03/04/19

03/04/19

Essa Terra - Antônio Torres

| |

Esse livro é bastante cobrado em vestibulares no Brasil todo, portanto pretendo trazer uma resenha detalhada que pode conter spoilers. Antes de começar a resenha, gostaria de informar a vocês alguns fatos literários sobre a obra: É uma recriação da vida do próprio autor, logo é um livro autobiográfico, dividido em 4 partes, "Essa terra me chama", "Essa terra me enxota", "Essa terra me enlouquece", "Essa terra me ama", que revelam a ambiguidade dos sentimentos do narrador pela terra natal e sua primeira publicação foi feita em 1976. 
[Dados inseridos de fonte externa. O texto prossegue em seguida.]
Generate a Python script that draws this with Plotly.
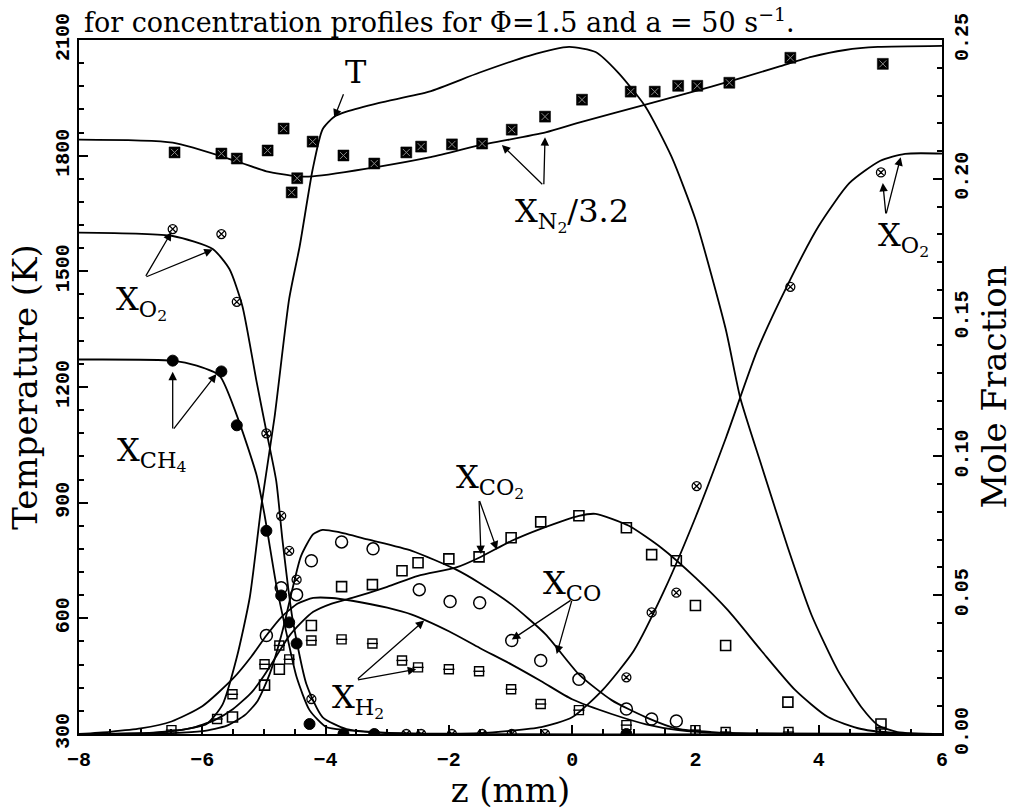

Confesso para vocês que a leitura foi um pouco complicada para mim, pois a obra é um relato bem fragmentado e não linear do protagonista Totonhim que descreve através de suas emoções os trágicos acontecimentos em sua família, tendo sempre como ponto principal os impactos do êxodo rural sobre os personagens e os destrinchamentos de tal processo sobre a pacata vida dos moradores de Junco, uma cidadezinha no interior da Bahia. 

Nelo, irmão do protagonista, foi o primeiro da família a ir para a Grande São Paulo, e a narrativa muitas vezes roda em torno das dificuldades passadas por ele e no efeito do seu suicídio ao retornar para sua cidade natal, o que nos revela a grande ilusão que é pensar na migração como solução e melhora de vida, até porque é sabido o grande preconceito que os nordestinos sofrem na região sudeste até os dias atuais, e para Nelo a fuga de seus problemas foi a morte. 

Se vocês acham que a desgraça da família acaba ai, estão muito enganados. A família ainda tem que lidar com a loucura da mãe, a pobreza e as dívidas que só crescem, as fugas dos filhos na vã esperança de encontrar uma vida melhor, a solidão do patriarca em criar 3 filhos pequenos sem dinheiro e ainda a decisão de Totonhim de seguir os passos de Nelo rumo a São Paulo. 

Diferentemente da maioria dos romances regionalistas, "Essa Terra" trata a seca como um problema secundário, sendo o "roubo" dos jovens - mão de obra - do sertão pelo sul-sudeste o maior demônio, já que muitos vão e nenhum volta. Com isso percebemos uma certa revolta por parte do autor, que vê as desigualdades regionais como um elemento tóxico ao desenvolvimento humano e social do país. 

Quanto aos personagens e à linguagem utilizada pelo autor, não há nada surreal, é possível enxergar as pessoas envolvidas na história pois elas fazem parte do cotidiano de qualquer pessoa que more no Nordeste, quem nunca teve contato com um senhor altamente religioso, ou com um cara que vive bêbado, ou ainda com uma família que vive da agricultura de subsistência, e até com as tão típicas beatas do sertão? As falas e narrações distanciam-se das exageradas expressões sertanejas, sendo colocados vocabulários e linguajares de uma forma muito natural que eu quase não percebi a existência deles já que eu mesma uso muitos. 

Apesar de ter achado complicado, o livro traz uma mala cheia de histórias, fatos e reflexões que nos fazem olhar o retirante por uma nova perspectiva, com certeza foi uma obra que me tirou da minha zona de conforto, o que venho fazendo desde 2018 e está sendo uma experiência indescritível!